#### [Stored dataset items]
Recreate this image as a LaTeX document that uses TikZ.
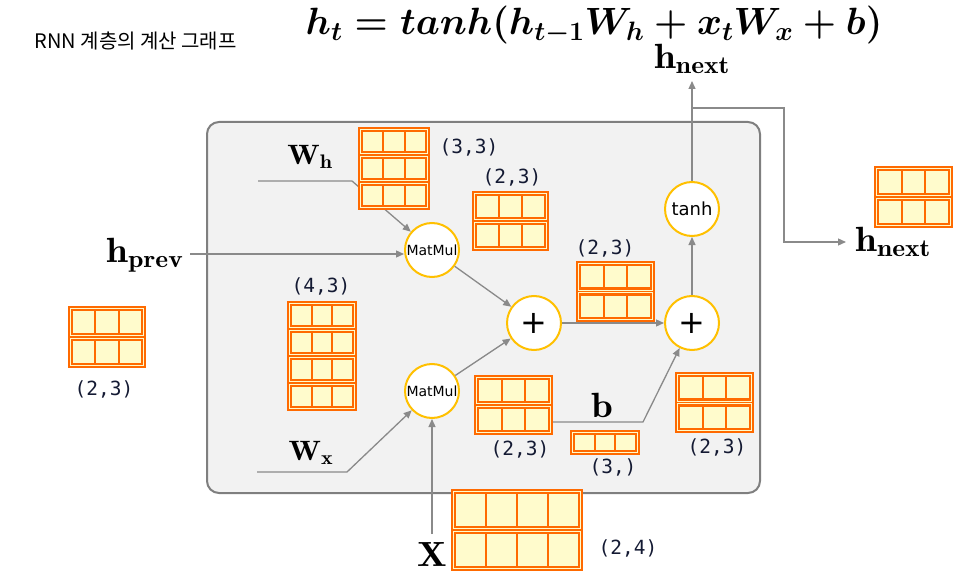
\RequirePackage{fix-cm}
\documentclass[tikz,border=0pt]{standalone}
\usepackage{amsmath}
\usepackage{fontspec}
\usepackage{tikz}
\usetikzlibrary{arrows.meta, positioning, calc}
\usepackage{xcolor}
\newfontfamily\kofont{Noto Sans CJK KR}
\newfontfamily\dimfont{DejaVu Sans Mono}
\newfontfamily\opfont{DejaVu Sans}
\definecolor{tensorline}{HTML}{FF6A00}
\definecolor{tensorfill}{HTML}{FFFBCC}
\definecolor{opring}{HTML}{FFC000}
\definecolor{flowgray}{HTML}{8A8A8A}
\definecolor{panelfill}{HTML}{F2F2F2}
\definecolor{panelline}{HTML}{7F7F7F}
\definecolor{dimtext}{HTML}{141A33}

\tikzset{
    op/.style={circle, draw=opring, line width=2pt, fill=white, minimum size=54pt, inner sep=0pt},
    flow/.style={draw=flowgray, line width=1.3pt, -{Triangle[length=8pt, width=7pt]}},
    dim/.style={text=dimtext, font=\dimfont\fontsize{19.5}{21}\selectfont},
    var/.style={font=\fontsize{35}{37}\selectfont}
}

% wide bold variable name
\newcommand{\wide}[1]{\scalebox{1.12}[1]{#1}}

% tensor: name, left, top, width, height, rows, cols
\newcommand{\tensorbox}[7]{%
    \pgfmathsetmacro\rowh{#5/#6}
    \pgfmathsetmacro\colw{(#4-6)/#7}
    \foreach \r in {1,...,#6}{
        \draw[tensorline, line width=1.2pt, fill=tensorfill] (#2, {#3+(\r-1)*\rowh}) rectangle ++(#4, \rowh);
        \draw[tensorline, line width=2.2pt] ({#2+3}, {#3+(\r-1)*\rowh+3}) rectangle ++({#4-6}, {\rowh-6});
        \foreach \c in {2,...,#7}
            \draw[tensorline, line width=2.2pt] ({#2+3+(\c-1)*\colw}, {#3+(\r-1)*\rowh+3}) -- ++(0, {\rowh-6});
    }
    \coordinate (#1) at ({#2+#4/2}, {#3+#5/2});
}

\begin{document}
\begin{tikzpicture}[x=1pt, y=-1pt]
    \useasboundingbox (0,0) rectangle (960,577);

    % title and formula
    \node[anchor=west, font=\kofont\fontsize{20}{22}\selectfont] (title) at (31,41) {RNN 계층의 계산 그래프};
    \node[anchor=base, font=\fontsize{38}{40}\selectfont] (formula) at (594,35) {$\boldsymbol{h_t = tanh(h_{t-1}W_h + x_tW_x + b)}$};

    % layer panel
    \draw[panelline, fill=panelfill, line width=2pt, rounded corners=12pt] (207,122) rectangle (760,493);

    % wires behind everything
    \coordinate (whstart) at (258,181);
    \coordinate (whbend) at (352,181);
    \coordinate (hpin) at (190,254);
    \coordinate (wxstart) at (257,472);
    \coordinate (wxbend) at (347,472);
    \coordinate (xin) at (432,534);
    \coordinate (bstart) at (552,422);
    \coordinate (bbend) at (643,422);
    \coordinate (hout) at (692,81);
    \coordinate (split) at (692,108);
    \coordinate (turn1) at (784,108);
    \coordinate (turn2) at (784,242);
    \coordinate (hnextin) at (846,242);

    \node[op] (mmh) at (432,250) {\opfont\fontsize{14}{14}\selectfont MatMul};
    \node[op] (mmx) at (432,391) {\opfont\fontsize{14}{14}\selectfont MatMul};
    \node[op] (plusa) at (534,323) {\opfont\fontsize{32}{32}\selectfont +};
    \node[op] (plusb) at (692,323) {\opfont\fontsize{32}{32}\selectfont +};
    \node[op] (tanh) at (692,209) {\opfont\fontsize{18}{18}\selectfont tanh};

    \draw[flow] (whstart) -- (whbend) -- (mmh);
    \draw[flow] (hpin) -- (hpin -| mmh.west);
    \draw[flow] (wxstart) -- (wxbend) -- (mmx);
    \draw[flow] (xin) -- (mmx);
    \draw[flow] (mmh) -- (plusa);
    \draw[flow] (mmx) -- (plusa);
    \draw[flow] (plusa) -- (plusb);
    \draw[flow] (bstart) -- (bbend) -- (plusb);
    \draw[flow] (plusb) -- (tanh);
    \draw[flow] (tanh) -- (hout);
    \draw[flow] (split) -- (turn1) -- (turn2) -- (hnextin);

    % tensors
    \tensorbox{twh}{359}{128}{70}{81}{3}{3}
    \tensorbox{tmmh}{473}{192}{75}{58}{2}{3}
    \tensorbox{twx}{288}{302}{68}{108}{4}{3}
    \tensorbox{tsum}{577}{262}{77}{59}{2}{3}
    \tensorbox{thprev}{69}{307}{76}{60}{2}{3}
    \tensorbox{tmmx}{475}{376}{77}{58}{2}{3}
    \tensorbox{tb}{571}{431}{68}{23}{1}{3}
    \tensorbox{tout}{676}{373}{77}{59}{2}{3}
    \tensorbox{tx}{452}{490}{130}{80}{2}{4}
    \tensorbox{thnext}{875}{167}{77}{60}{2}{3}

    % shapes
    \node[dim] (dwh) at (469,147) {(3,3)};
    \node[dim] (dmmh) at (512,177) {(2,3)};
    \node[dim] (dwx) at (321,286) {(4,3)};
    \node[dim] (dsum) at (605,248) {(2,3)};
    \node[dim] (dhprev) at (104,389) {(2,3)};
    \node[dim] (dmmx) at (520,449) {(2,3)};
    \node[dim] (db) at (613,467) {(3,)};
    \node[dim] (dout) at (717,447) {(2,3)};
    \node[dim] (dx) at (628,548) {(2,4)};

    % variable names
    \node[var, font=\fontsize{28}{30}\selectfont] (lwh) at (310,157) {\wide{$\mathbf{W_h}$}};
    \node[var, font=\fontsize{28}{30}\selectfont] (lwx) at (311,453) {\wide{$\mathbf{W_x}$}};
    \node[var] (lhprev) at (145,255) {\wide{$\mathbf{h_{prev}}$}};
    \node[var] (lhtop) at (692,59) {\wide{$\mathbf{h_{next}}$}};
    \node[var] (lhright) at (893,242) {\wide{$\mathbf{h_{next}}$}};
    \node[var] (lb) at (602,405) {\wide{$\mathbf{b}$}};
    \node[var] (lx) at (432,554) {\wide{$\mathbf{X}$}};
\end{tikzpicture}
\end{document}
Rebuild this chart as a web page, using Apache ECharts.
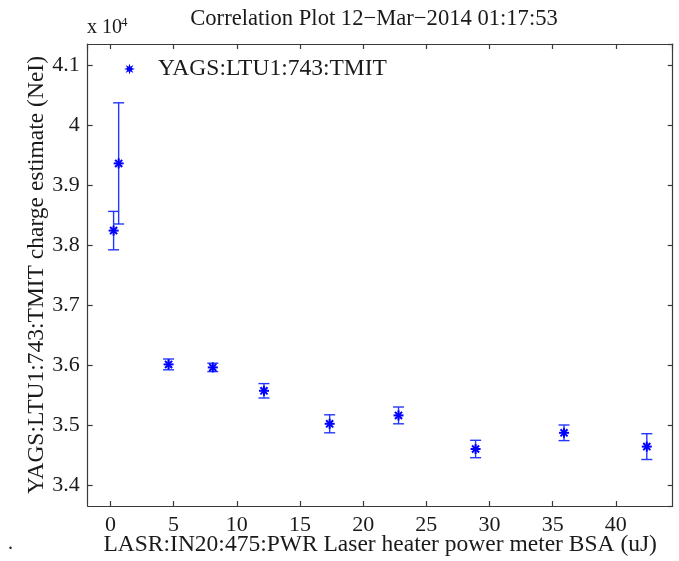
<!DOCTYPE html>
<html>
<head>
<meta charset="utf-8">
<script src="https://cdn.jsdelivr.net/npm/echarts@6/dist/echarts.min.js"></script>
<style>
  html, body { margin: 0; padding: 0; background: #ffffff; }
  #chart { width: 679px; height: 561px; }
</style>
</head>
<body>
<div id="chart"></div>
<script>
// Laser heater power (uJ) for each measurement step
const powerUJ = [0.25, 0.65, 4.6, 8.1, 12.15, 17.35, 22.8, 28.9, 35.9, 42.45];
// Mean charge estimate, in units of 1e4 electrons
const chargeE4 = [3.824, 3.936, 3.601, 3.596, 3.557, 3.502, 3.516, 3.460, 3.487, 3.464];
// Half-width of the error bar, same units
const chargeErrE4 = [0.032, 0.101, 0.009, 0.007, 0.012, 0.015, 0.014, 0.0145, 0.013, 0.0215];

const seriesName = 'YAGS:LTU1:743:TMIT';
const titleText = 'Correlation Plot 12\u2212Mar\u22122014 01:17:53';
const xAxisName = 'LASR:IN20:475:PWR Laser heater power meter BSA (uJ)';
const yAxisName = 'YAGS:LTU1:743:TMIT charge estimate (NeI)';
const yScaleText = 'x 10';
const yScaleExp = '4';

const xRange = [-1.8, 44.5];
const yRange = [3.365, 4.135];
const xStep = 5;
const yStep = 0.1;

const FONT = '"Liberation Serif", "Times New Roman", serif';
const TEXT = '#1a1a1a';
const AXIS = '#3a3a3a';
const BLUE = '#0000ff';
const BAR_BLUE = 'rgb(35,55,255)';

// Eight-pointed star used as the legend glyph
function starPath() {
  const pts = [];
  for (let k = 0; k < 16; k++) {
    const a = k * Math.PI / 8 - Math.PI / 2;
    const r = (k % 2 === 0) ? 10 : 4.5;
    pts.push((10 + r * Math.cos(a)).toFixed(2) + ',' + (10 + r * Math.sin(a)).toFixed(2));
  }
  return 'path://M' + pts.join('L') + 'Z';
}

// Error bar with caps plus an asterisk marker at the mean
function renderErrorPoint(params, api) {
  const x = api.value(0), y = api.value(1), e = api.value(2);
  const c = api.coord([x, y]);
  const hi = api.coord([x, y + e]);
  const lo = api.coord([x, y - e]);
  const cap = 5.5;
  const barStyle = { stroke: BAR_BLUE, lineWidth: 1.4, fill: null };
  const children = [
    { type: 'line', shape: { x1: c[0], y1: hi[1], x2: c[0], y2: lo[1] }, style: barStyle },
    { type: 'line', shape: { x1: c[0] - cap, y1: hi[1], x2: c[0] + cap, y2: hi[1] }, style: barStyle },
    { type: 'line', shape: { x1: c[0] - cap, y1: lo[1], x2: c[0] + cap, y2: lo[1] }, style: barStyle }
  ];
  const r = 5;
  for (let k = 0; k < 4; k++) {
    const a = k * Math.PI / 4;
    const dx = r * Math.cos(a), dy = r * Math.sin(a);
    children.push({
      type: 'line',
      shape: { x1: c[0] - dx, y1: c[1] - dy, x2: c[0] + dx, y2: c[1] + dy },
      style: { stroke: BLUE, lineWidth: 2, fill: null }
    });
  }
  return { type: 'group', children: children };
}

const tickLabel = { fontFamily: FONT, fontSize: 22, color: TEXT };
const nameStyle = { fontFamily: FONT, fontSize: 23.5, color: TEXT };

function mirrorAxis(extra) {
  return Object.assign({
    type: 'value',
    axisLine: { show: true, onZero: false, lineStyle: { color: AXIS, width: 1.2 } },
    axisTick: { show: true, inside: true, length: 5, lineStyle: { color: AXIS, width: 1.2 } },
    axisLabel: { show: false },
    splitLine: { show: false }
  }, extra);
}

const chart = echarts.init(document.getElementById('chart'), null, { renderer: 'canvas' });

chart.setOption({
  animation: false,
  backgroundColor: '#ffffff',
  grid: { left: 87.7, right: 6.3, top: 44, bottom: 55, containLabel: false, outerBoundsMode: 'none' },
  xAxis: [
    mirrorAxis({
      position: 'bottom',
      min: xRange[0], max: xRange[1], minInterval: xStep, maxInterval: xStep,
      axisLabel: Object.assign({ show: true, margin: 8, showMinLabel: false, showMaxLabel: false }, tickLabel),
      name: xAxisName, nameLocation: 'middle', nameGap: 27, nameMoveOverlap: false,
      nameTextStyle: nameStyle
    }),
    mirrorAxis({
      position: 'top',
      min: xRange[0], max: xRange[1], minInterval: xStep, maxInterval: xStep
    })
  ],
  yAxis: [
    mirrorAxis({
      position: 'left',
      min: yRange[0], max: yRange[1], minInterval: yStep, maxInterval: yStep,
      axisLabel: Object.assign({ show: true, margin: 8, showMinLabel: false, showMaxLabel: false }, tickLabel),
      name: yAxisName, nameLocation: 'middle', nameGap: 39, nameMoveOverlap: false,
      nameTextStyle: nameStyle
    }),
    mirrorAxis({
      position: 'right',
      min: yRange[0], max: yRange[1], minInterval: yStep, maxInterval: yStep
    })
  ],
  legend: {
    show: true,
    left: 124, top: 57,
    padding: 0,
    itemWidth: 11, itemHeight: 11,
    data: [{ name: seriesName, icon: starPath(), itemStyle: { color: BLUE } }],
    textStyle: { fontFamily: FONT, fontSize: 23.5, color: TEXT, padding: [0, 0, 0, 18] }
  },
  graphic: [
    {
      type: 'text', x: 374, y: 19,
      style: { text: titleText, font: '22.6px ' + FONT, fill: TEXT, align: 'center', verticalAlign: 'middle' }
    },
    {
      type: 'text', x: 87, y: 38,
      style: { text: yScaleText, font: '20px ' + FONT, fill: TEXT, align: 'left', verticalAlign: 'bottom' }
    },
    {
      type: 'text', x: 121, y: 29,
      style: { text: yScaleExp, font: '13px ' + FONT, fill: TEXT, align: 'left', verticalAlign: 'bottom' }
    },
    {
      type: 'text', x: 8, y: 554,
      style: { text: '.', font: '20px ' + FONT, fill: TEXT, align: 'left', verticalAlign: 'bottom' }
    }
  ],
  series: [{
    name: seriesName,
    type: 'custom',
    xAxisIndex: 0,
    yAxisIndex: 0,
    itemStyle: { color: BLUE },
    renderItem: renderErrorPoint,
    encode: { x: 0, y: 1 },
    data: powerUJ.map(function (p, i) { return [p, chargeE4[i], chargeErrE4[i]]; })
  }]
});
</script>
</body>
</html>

#### [INSTRUCTIONS FOR THE TASK]
Copy the part that starts at the line with "Rebuild this chart" and finishes at the line with "const BAR_BLUE = 'rgb(35,55,255)';", both included, and nothing more. Pictures are left out.

#### [EXERCISE RESULT]
Rebuild this chart as a web page, using Apache ECharts.
<!DOCTYPE html>
<html>
<head>
<meta charset="utf-8">
<script src="https://cdn.jsdelivr.net/npm/echarts@6/dist/echarts.min.js"></script>
<style>
  html, body { margin: 0; padding: 0; background: #ffffff; }
  #chart { width: 679px; height: 561px; }
</style>
</head>
<body>
<div id="chart"></div>
<script>
// Laser heater power (uJ) for each measurement step
const powerUJ = [0.25, 0.65, 4.6, 8.1, 12.15, 17.35, 22.8, 28.9, 35.9, 42.45];
// Mean charge estimate, in units of 1e4 electrons
const chargeE4 = [3.824, 3.936, 3.601, 3.596, 3.557, 3.502, 3.516, 3.460, 3.487, 3.464];
// Half-width of the error bar, same units
const chargeErrE4 = [0.032, 0.101, 0.009, 0.007, 0.012, 0.015, 0.014, 0.0145, 0.013, 0.0215];

const seriesName = 'YAGS:LTU1:743:TMIT';
const titleText = 'Correlation Plot 12\u2212Mar\u22122014 01:17:53';
const xAxisName = 'LASR:IN20:475:PWR Laser heater power meter BSA (uJ)';
const yAxisName = 'YAGS:LTU1:743:TMIT charge estimate (NeI)';
const yScaleText = 'x 10';
const yScaleExp = '4';

const xRange = [-1.8, 44.5];
const yRange = [3.365, 4.135];
const xStep = 5;
const yStep = 0.1;

const FONT = '"Liberation Serif", "Times New Roman", serif';
const TEXT = '#1a1a1a';
const AXIS = '#3a3a3a';
const BLUE = '#0000ff';
const BAR_BLUE = 'rgb(35,55,255)';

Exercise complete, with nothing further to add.